PARIS — European governments will be able to cease their annual payments of $150 million or more to balance the books of the Arianespace commercial launch consortium if they agree this year to spend $1.5 billion on a new upper stage for the heavy-lift Ariane 5 rocket, the chief executive of Europe’s Astrium space company, Francois Auque, said Jan. 19.
Assuming no dramatic launch failures or downturns in the U.S. dollar’s value relative to the euro, European Space Agency (ESA) governments should be able to stop the annual payments around 2019, Auque said.
He also said Astrium’s bid, with Thales Alenia Space, for a contract to build six Galileo navigation satellites against incumbent OHB AG should be considered as “proof of our sporting nature” given the advantages OHB has in the competition. A winner is expected to be decided in February.
In a press briefing here on Astrium’s 2011 results and its outlook for 2012, Auque made an occasionally impassioned defense of the Ariane 5 Mid-life Evolution (ME) program, which ESA government ministers will review in November.

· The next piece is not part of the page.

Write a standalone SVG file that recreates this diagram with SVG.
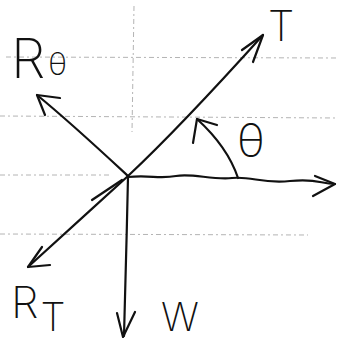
<svg xmlns="http://www.w3.org/2000/svg" width="338" height="341" viewBox="0 0 338 341">
<style>
.ink{fill:none;stroke:#111;stroke-width:2.2;stroke-linecap:round;stroke-linejoin:round}
.rule{fill:none;stroke:#b4b4b4;stroke-width:1;stroke-dasharray:5 3 2 3}
.lbl{font-family:Inter,"Liberation Sans",sans-serif;font-weight:200;fill:#111}
</style>
<rect width="338" height="341" fill="#fff"/>
<g id="paper-rules">
<path class="rule" d="M6,57 L338,58"/>
<path class="rule" d="M0,116 L338,118"/>
<path class="rule" d="M0,175 L112,175"/>
<path class="rule" d="M0,234 L308,235"/>
<path class="rule" d="M134,6 L132,132"/>
</g>
<g id="connectors">
<g id="arrow-horizontal"><path class="ink" d="M128,177 C150,175 160,179 176,176 S212,180 232,178 S262,184 290,181 S320,184 335,184"/><path class="ink" d="M315,176 L335,184 L313,196"/></g>
<g id="arrow-T"><path class="ink" d="M128,176 C160,146 200,105 263,35"/><path class="ink" d="M242,50 L263,35 L253,62"/></g>
<g id="arrow-Rtheta"><path class="ink" d="M128,176 C100,150 70,122 37,95"/><path class="ink" d="M60,98 L37,95 L45,115"/></g>
<g id="arrow-RT"><path class="ink" d="M128,176 C95,206 60,238 28,267"/><path class="ink" d="M92,200 L122,180"/><path class="ink" d="M50,265 L28,267 L42,247"/></g>
<g id="arrow-W"><path class="ink" d="M128,177 C127,230 125,290 124,336"/><path class="ink" d="M117,313 L123,337 L135,312"/></g>
<g id="arc-theta"><path class="ink" d="M238,178 C232,160 220,140 197,119"/><path class="ink" d="M193,143 L197,119 L217,125"/></g>
</g>
<g id="label-T"><text class="lbl" x="268" y="41" font-size="42">T</text></g>
<g id="label-Rtheta"><text class="lbl" x="11" y="78" font-size="55">R<tspan dx="3" dy="-3" font-size="31">θ</tspan></text></g>
<g id="label-theta"><text class="lbl" x="237" y="157" font-size="46">θ</text></g>
<g id="label-RT"><text class="lbl" x="11" y="318" font-size="44">R<tspan dx="2" dy="13" font-size="40">T</tspan></text></g>
<g id="label-W"><text class="lbl" x="161" y="331" font-size="40">W</text></g>
</svg>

While they agreed to start development of the Ariane 5 ME in 2008, ESA governments withheld full development funding until their next meeting, which had been scheduled for late 2011.
In the intervening four years, some European officials have suggested that with money so tight now in Europe, it may be preferable to start work immediately on an Ariane 5 successor rocket, which according to early designs should be more flexible, and less expensive, to operate.
For Auque, whose Astrium Space Transportation division is counting on Ariane 5 ME to keep its design office busy, such talk is heresy. He said it would be “criminal — and I am weighing my words,” to decide against Ariane 5 ME. He said future employment levels at Astrium’s Les Mureaux, France, and Bremen, Germany, design offices “are totally dependent on ME.”
ESA is now canvassing satellite owners — not rocket builders — in Europe to determine how these mainly government agencies view their future demand for scientific, Earth observation, military telecommunications and other satellites.
Auque said such a survey is all very well, but that ESA “needs to decide what it wants. I have no idea today what a next-generation launcher will look like. No one does. I don’t understand this kind of reasoning, especially since 50 percent of Ariane 5 ME development will be applicable to a next-generation launcher, no matter what it is.”
To help stabilize Evry, France-based Arianespace’s finances, ESA governments have agreed to pay up to 120 million euros ($156 million) a year in 2011 and 2012 to offset certain fixed costs of maintaining the Ariane 5 rocket operational.
The November meeting of ESA governments is expected to extend these payments beyond 2012.
While he offered no guarantees, Auque held out the promise of eliminating this annual charge from ESA’s budget once Ariane 5 ME is in operation.
Ariane 5 ME is mainly a new upper stage that features a restartable engine and offers a 20 percent increase in Ariane 5’s payload-carrying power to geostationary transfer orbit, the usual destination of the commercial telecommunications satellites that provide most Arianespace revenue.
With Arianespace’s current revenue averaging about 1 billion euros per year, Auque said, the 20 percent power increase should be seen as having a potential value of 200 million euros.
He said this increased revenue is more than enough to render unnecessary the continued ESA annual fixed-cost compensation, enabling ESA to invest that money in research and development or some other area.
Auque conceded that his reasoning assumes Arianespace will systematically fill each Ariane 5 ME vehicle with satellites, an optimistic assumption.
The Astrium Satellites division is awaiting a February decision by ESA and the European Commission — the executive arm of the 27-nation European Union — on a contract for six Galileo positioning, navigation and timing satellites.
Astrium and partner Thales Alenia Space are bidding for the work against a team led by OHB AG of Bremen, Germany, and Surrey Satellite Technology Ltd. (SSTL) of Britain — which is owned by Astrium.
OHB bested Astrium for the contract to build the first 14 Galileo satellites, whose deliveries will begin late this year.
Given the limited budget the European Commission has for the fresh batch of satellites, and the advantage OHB has because of its experience in building the first 14 spacecraft, Astrium, Auque said, will be forced to include nonrecurring engineering charges in its bid — charges that OHB has already incurred in building the 14 Galileo spacecraft.
Auque said Astrium’s loss of the 14-satellite order was a blow to the company’s pride but a boon to the company’s profitability. Astrium’s work, through SSTL, in building the OHB satellites’ payloads is more profitable, he said, than being prime contractor for the satellites.
OHB officials have said they, too, are suffering disadvantages in the Galileo competition because the European Commission’s dual-source policy gives Astrium an advantage.